A small addition of capacity to Amazon Kinesis, the platform responsible for real-time processing of streaming data, caused an outage across AWS US-EAST-1 region on Wednesday, according to an announcement from the company. It left businesses offline and consumers unable to access some services.
The Kinesis disruption caused all servers in the fleet to exceed what the operating system configuration could process. The error exposed internal AWS interdependencies and widespread reliance on the cloud platform for business continuity.
As AWS bounces back from the situation, the company is reducing the total number of services, moving larger services to separate fleets and implementing cellularization to stop future failures from spreading, according to the announcement.
But for businesses, the outage means reconsidering investments in back-up cloud and data storage products, according to analysts and cloud experts.
"Interdependency is a feature, not a bug, of modern IT and cloud computing," said Melanie Posey, research director for the Cloud & Managed Services Transformation at 451 Research. "Dealing with that interdependency is something that needs to be baked into the cake in terms of how you design your IT architecture, how you think about disaster recovery and business continuity."
Companies concerned with business continuity in the wake of an outage could host workloads in multiple clouds or regions. Data across multiple platforms practically guarantees access if one cloud experiences downtime.
If a business "can standardize its applications such that they can deploy services and data across multiple cloud providers (i.e., cloud interoperability), the failure of one cloud provider would not lead to an impact to their service," said Joy Sim, a manager at West Monroe, in a statement to CIO Dive.
A complete duplicate of data from one region to another allows businesses access even amid outage, but the cost and practicality may be out of reach.
"The downside of it is cost because essentially what you're doing is replicating large parts of your infrastructure and your workloads in two different places," Posey said. "But one way to look at that added expense is that it's insurance."
While this insurance provides coverage for companies if needed, the costly investment of duplicating cloud data may not be worth it to many companies.
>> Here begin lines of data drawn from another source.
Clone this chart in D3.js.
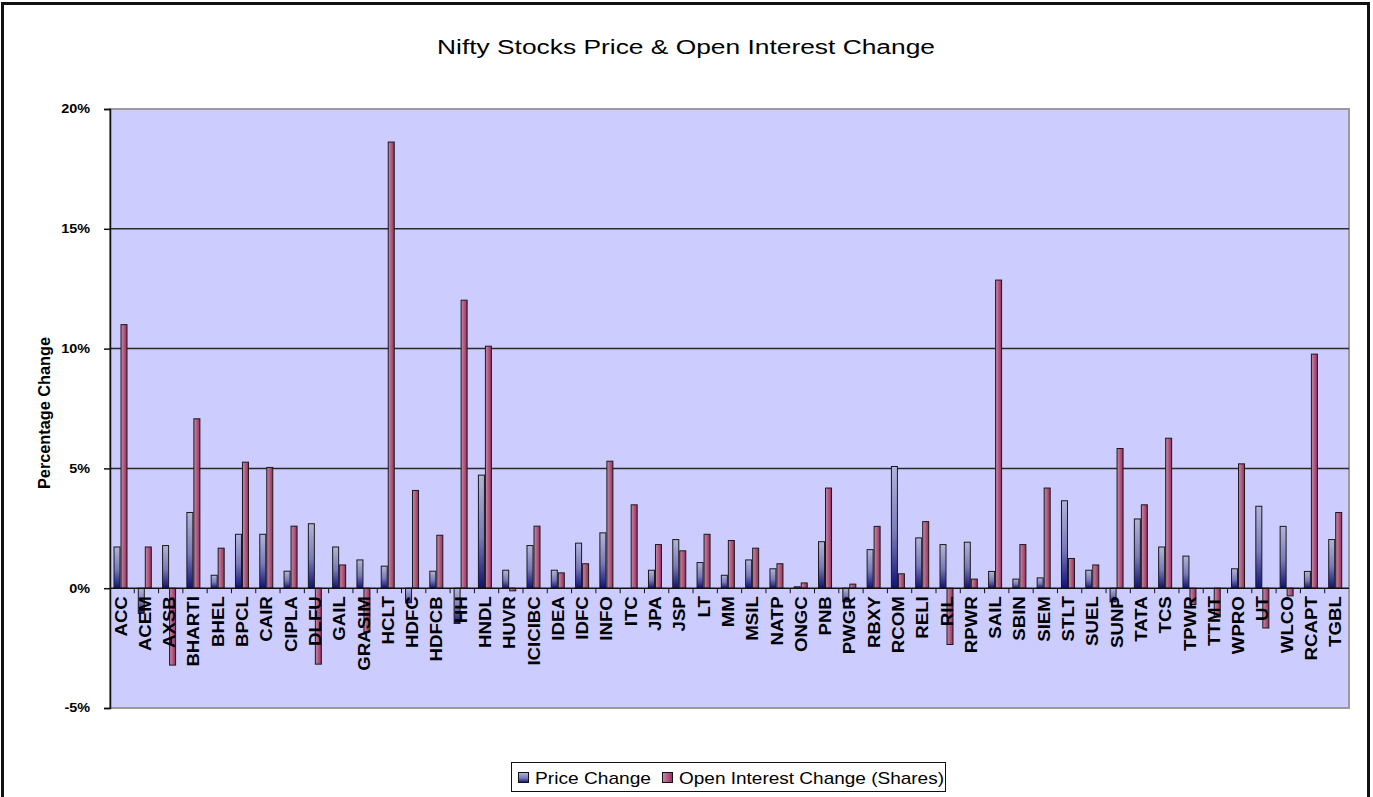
<!DOCTYPE html>
<html><head><meta charset="utf-8">
<script src="https://cdn.jsdelivr.net/npm/d3@7"></script>
<style>
html,body{margin:0;padding:0;background:#fff;}
svg{display:block;}
</style></head>
<body>
<svg id="chart" width="1373" height="797"></svg>
<script>
const categories = ["ACC","ACEM","AXSB","BHARTI","BHEL","BPCL","CAIR","CIPLA","DLFU","GAIL","GRASIM","HCLT","HDFC","HDFCB","HH","HNDL","HUVR","ICICIBC","IDEA","IDFC","INFO","ITC","JPA","JSP","LT","MM","MSIL","NATP","ONGC","PNB","PWGR","RBXY","RCOM","RELI","RIL","RPWR","SAIL","SBIN","SIEM","STLT","SUEL","SUNP","TATA","TCS","TPWR","TTMT","WPRO","UT","WLCO","RCAPT","TGBL"];
const priceChange = [1.72,-1.05,1.78,3.16,0.54,2.25,2.25,0.71,2.69,1.72,1.18,0.92,-0.61,0.71,-1.47,4.72,0.75,1.78,0.75,1.88,2.31,0,0.75,2.03,1.07,0.54,1.18,0.81,0.06,1.94,-0.57,1.61,5.08,2.10,1.82,1.92,0.70,0.38,0.43,3.65,0.75,-0.57,2.89,1.72,1.34,0,0.81,3.42,2.58,0.70,2.03];
const oiChange = [11.0,1.72,-3.21,7.07,1.67,5.26,5.04,2.59,-3.17,0.97,-1.82,18.62,4.08,2.21,12.02,10.1,-0.11,2.59,0.64,1.02,5.30,3.48,1.82,1.56,2.25,1.99,1.67,1.02,0.22,4.18,0.17,2.58,0.60,2.78,-2.35,0.38,12.86,1.82,4.18,1.24,0.97,5.83,3.48,6.26,-0.68,-1.20,5.19,-1.66,-0.32,9.77,3.16];
const seriesNames = ["Price Change","Open Interest Change (Shares)"];
const yTickValues = [-5,0,5,10,15,20];
const yTickLabels = ["-5%","0%","5%","10%","15%","20%"];
const titleText = "Nifty Stocks Price & Open Interest Change";
const yAxisTitle = "Percentage Change";

const svg = d3.select("#chart");
const plot = {left:110, right:1349, top:109, bottom:708};

function fitWidth(sel, target){
  sel.each(function(){
    this.setAttribute("textLength", target);
    this.setAttribute("lengthAdjust","spacingAndGlyphs");
  });
}
function stretch(sel, f){
  sel.each(function(){
    const w = this.getComputedTextLength();
    if (w > 0){ this.setAttribute("textLength", w*f); this.setAttribute("lengthAdjust","spacingAndGlyphs"); }
  });
}

// outer border
svg.append("rect").attr("x",2.5).attr("y",3.5).attr("width",1366).attr("height",800)
  .attr("fill","#fff").attr("stroke","#111").attr("stroke-width",3);

const defs = svg.append("defs");
const g1 = defs.append("linearGradient").attr("id","gPrice").attr("x1",0).attr("y1",0).attr("x2",0).attr("y2",1);
g1.append("stop").attr("offset","0%").attr("stop-color","#b4b4d8");
g1.append("stop").attr("offset","55%").attr("stop-color","#7a7ab8");
g1.append("stop").attr("offset","100%").attr("stop-color","#10107a");
const g2 = defs.append("linearGradient").attr("id","gOI").attr("x1",0).attr("y1",0).attr("x2",1).attr("y2",0);
g2.append("stop").attr("offset","0%").attr("stop-color","#c98aa6");
g2.append("stop").attr("offset","100%").attr("stop-color","#962d5e");

const x = d3.scaleBand().domain(categories).range([plot.left, plot.right]).padding(0);
const xs = d3.scaleBand().domain(seriesNames).range([4, 18]).padding(0);
const y = d3.scaleLinear().domain([-5,20]).range([plot.bottom, plot.top]);

// plot background
svg.append("rect").attr("x",plot.left).attr("y",plot.top)
  .attr("width",plot.right-plot.left).attr("height",plot.bottom-plot.top)
  .attr("fill","#ccccff").attr("stroke","#9a9a9a").attr("stroke-width",2);

// gridlines
svg.append("g").selectAll("line").data([5,10,15]).join("line")
  .attr("x1",plot.left).attr("x2",plot.right)
  .attr("y1",d=>y(d)).attr("y2",d=>y(d))
  .attr("stroke","#2a2a2a").attr("stroke-width",1.5);

// bars
const data = categories.map((c,i)=>({c, vals:[priceChange[i], oiChange[i]]}));
const grp = svg.append("g").selectAll("g").data(data).join("g")
  .attr("transform",d=>`translate(${x(d.c)-0.5},0)`);
grp.selectAll("rect").data(d=>d.vals.map((v,j)=>({v,s:seriesNames[j],j})).filter(e=>e.v!==0))
  .join("rect")
  .attr("x",e=>xs(e.s)+0.5)
  .attr("width",xs.bandwidth()-1)
  .attr("y",e=>Math.min(y(e.v),y(0)))
  .attr("height",e=>Math.max(1,Math.abs(y(e.v)-y(0))))
  .attr("fill",e=>e.j===0?"url(#gPrice)":"url(#gOI)")
  .attr("stroke","#1a1a1a").attr("stroke-width",1);

// zero line
svg.append("line").attr("x1",plot.left).attr("x2",plot.right)
  .attr("y1",y(0)).attr("y2",y(0)).attr("stroke","#111").attr("stroke-width",1.5);

// x ticks
svg.append("g").selectAll("line").data(d3.range(1,categories.length)).join("line")
  .attr("x1",k=>plot.left+k*x.step()).attr("x2",k=>plot.left+k*x.step())
  .attr("y1",y(0)).attr("y2",y(0)+5).attr("stroke","#111").attr("stroke-width",1);

// category labels
const cl = svg.append("g").selectAll("text").data(categories).join("text")
  .attr("transform",d=>`translate(${x(d)+x.bandwidth()/2-1.5},${y(0)+8}) rotate(-90)`)
  .attr("text-anchor","end").attr("dy","0.36em")
  .attr("font-family","'Liberation Sans',Arial,sans-serif")
  .attr("font-weight","bold").attr("font-size","16.5px").attr("fill","#000")
  .text(d=>d);
stretch(cl, 1.13);

// y axis
const yAxis = d3.axisLeft(y).tickValues(yTickValues).tickFormat((d,i)=>yTickLabels[i]).tickSize(6).tickPadding(14);
const ya = svg.append("g").attr("transform",`translate(${plot.left},0)`).call(yAxis);
ya.select(".domain").attr("stroke","#111").attr("stroke-width",1.5);
ya.selectAll(".tick line").attr("stroke","#111").attr("stroke-width",1.5);
const yt = ya.selectAll(".tick text").attr("font-family","'Liberation Sans',Arial,sans-serif")
  .attr("font-weight","bold").attr("font-size","12px").attr("fill","#000");
stretch(yt, 1.2);

// title
const tt = svg.append("text").attr("x",686).attr("y",54).attr("text-anchor","middle")
  .attr("font-family","'Liberation Sans',Arial,sans-serif").attr("font-size","20px")
  .attr("fill","#000").text(titleText);
fitWidth(tt, 498);

// y axis title
svg.append("text").attr("transform","translate(50,413) rotate(-90)")
  .attr("text-anchor","middle")
  .attr("font-family","'Liberation Sans',Arial,sans-serif")
  .attr("font-weight","bold").attr("font-size","16px").attr("fill","#000").text(yAxisTitle)
  .call(s=>fitWidth(s,152));

// legend
const lg = svg.append("g");
lg.append("rect").attr("x",511.5).attr("y",762.5).attr("width",434).attr("height",29)
  .attr("fill","#fff").attr("stroke","#111").attr("stroke-width",1);
const legX = [518, 662];
const legW = [116, 265];
seriesNames.forEach((s,i)=>{
  lg.append("rect").attr("x",legX[i]+0.5).attr("y",772.5).attr("width",10).attr("height",10)
    .attr("fill",i===0?"url(#gPrice)":"url(#gOI)").attr("stroke","#111");
  const t = lg.append("text").attr("x",legX[i]+17).attr("y",784)
    .attr("font-family","'Liberation Sans',Arial,sans-serif").attr("font-size","17px")
    .attr("fill","#000").text(s);
  fitWidth(t, legW[i]);
});
</script>
</body></html>
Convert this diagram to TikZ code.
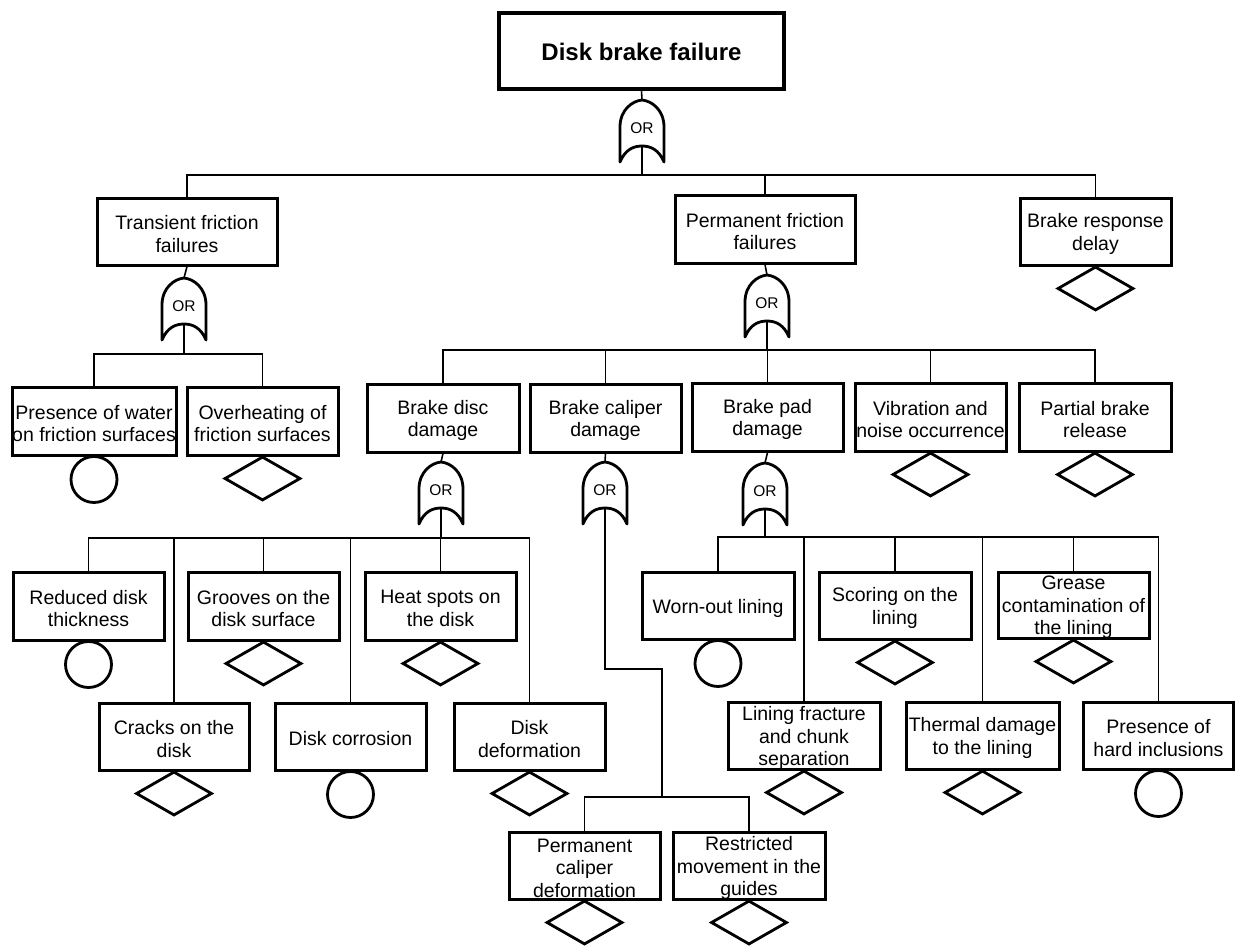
\documentclass[tikz,border=0pt]{standalone}
\usepackage{fontspec}
\setmainfont{Liberation Sans}
\usetikzlibrary{shapes.geometric}
\tikzset{
 boxst/.style={draw, line width=3pt, rectangle, inner sep=0pt, fill=white},
 topst/.style={draw, line width=4.5pt, rectangle, inner sep=0pt, fill=white},
 txt/.style={align=center, inner sep=0pt, font=\fontsize{19.5}{22.5}\selectfont},
 conn/.style={line width=1.6pt},
 gatest/.style={line width=2.8pt, fill=white, line join=round},
 ortxt/.style={inner sep=0pt, font=\fontsize{15.5}{17}\selectfont},
 evc/.style={draw, circle, line width=2.8pt, minimum size=46pt, inner sep=0pt},
 evd/.style={draw, diamond, line width=2.8pt, minimum width=76pt, minimum height=44pt, inner sep=0pt},
 orgate/.pic={
  \draw[gatest] (-22,62) -- (-22,27) .. controls (-22,10) and (-10,1) .. (0,0)
     .. controls (10,1) and (22,10) .. (22,27) -- (22,62)
     .. controls (17,50) and (9,46) .. (0,46)
     .. controls (-9,46) and (-17,50) .. (-22,62) -- cycle;
  \coordinate (-top) at (0,0);
  \coordinate (-out) at (0,46);
  \node[ortxt] (-lbl) at (0,28.5) {OR};
 }
}
\newcommand\ebox[6]{%
 \node[boxst, minimum width=#4pt, minimum height=#5pt] (#1) at (#2,#3) {};
 \node[txt] (#1-t) at ([yshift=-2.5pt]#1.center) {#6};}
\newcommand\evcirc[1]{\node[evc] (#1-e) at ([yshift=-23pt]#1.south) {};}
\newcommand\evdiam[1]{\node[evd] (#1-e) at ([yshift=-22pt]#1.south) {};}
\begin{document}
\begin{tikzpicture}[x=1pt,y=-1pt]
\useasboundingbox (0,0) rectangle (1235,951);
% junction coordinates
\coordinate (j0) at (642,175);
\coordinate (jT) at (184,354);
\coordinate (jP) at (767,350);
\coordinate (jD) at (441,538);
\coordinate (jB) at (765,537);
\coordinate (cb1) at (662,669);
\coordinate (cb2) at (662,797);

% boxes
\node[topst, minimum width=285pt, minimum height=76pt] (top) at (641.5,51) {};
\node[inner sep=0pt, font=\fontsize{24}{28}\selectfont\bfseries] (top-t) at ([yshift=-1pt]top.center) {Disk brake failure};

\ebox{trans}{187}{231.5}{180}{67}{Transient friction\\failures}
\ebox{perm}{765}{229}{180}{68}{Permanent friction\\failures}
\ebox{resp}{1095.5}{231.5}{151}{67}{Brake response\\delay}

\ebox{water}{94}{421}{164}{68}{Presence of water\\on friction surfaces}
\ebox{over}{262.5}{421}{151}{68}{Overheating of\\friction surfaces}

\ebox{disc}{443}{418}{152}{68}{Brake disc\\damage}
\ebox{cal}{605.5}{418}{151}{68}{Brake caliper\\damage}
\ebox{pad}{767.5}{417}{151}{68}{Brake pad\\damage}
\ebox{vib}{930.5}{417}{151}{68}{Vibration and\\noise occurrence}
\ebox{part}{1095}{417}{152}{68}{Partial brake\\release}

\ebox{red}{88.5}{606}{151}{68}{Reduced disk\\thickness}
\ebox{groo}{263.5}{606}{151}{68}{Grooves on the\\disk surface}
\ebox{heat}{440.5}{606}{151}{68}{Heat spots on\\the disk}
\ebox{crack}{174}{736.5}{150}{67}{Cracks on the\\disk}
\ebox{corr}{350.5}{736.5}{151}{67}{Disk corrosion}
\ebox{defo}{529.5}{736.5}{151}{67}{Disk\\deformation}

\ebox{worn}{718}{605.5}{152}{67}{Worn-out lining}
\ebox{scor}{895}{605.5}{152}{67}{Scoring on the\\lining}
\ebox{grea}{1073.5}{605}{151}{66}{Grease\\contamination of\\the lining}
\ebox{frac}{804}{735.5}{152}{67}{Lining fracture\\and chunk\\separation}
\ebox{therm}{982.5}{735.5}{153}{67}{Thermal damage\\to the lining}
\ebox{hard}{1158.5}{735.5}{150}{67}{Presence of\\hard inclusions}

\ebox{pcd}{584.5}{865.5}{151}{67}{Permanent\\caliper\\deformation}
\ebox{rmg}{749}{865.5}{152}{67}{Restricted\\movement in the\\guides}

% gates
\pic (g0) at (642,100) {orgate};
\pic (gT) at (184,278) {orgate};
\pic (gP) at (767,275) {orgate};
\pic (gD) at (441,462) {orgate};
\pic (gC) at (605,462) {orgate};
\pic (gB) at (765,463) {orgate};

% connectors
\draw[conn] (top.south) -- (g0-top);
\draw[conn] (g0-out) -- (j0);
\draw[conn] (trans.north) |- (j0) -| (resp.north);
\draw[conn] (perm.north) |- (j0);

\draw[conn] (trans.south) -- (gT-top);
\draw[conn] (gT-out) -- (jT);
\draw[conn] (water.north) |- (jT) -| (over.north);

\draw[conn] (perm.south) -- (gP-top);
\draw[conn] (gP-out) -- (jP);
\draw[conn] (disc.north) |- (jP) -| (part.north);
\draw[conn] (cal.north) |- (jP);
\draw[conn] (pad.north) |- (jP);
\draw[conn] (vib.north) |- (jP);

\draw[conn] (disc.south) -- (gD-top);
\draw[conn] (gD-out) -- (jD);
\draw[conn] (red.north) |- (jD) -| (defo.north);
\draw[conn] (crack.north) |- (jD);
\draw[conn] (groo.north) |- (jD);
\draw[conn] (corr.north) |- (jD);
\draw[conn] (heat.north) |- (jD);

\draw[conn] (cal.south) -- (gC-top);
\draw[conn] (gC-out) |- (cb1) -- (cb2);
\draw[conn] (pcd.north) |- (cb2) -| (rmg.north);

\draw[conn] (pad.south) -- (gB-top);
\draw[conn] (gB-out) -- (jB);
\draw[conn] (worn.north) |- (jB) -| (hard.north);
\draw[conn] (frac.north) |- (jB);
\draw[conn] (scor.north) |- (jB);
\draw[conn] (therm.north) |- (jB);
\draw[conn] (grea.north) |- (jB);

% basic / undeveloped events
\evcirc{water}
\evdiam{over}
\evdiam{resp}
\evdiam{vib}
\evdiam{part}
\evcirc{red}
\evdiam{groo}
\evdiam{heat}
\evdiam{crack}
\evcirc{corr}
\evdiam{defo}
\evcirc{worn}
\evdiam{scor}
\evdiam{grea}
\evdiam{frac}
\evdiam{therm}
\evcirc{hard}
\evdiam{pcd}
\evdiam{rmg}
\end{tikzpicture}
\end{document}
While an outage such as the AWS US-EAST-1 one causes inconvenience, the interoperability and reliance businesses suffered from may not be excruciating to the bottom line.
"You can create multi-region, you can do multi-cloud … but a lot of those multis will cost you multi-millions as well," said Drew Firment, SVP, Cloud Transformation at A Cloud Guru. "Mileage varies in terms of really focusing on what is the impact of these outages — and realistically they do come few and far between."
Firment compared a public cloud outage to an electric outage; is it worth running three different electric companies' power lines to one home just in case an outage occurs for a few hours every couple of years? Maybe not for a residential building, but for a hospital it would be.
Understanding the return on investment of precautionary measures on a case-by-case business basis can help organizations understand how much of a risk modern interdependency plays. For the AWS outage, Firment saw little reason to sow distrust in the public cloud provider's offerings.
"Reading through the root cause analysis … there is nothing in there that would change my mind about using a cloud provider," Firment said. "I would just want to understand more on dependencies that exist among services so I can make the right architectural choices for my organization."
This starts with a businesswide understanding of cloud architecture and education around how the technology works. A common misconception about cloud service providers is that they will manage all of an organization's needs, but the reality is companies are still responsible for overcoming outages.
Cloud service providers can improve the availability of services and an organization's risk posture, but planning for application outages based on criticality will always fall on the enterprise because providers can't guarantee 100% availability, said Naveen Chhabra, senior analyst at Forrester.
"Things are going to fail," Chhabra said. "You better plan for it."
Correction: In a previous version of this article, Drew Firment was misidentified. He is the SVP, Cloud Transformation at A Cloud Guru.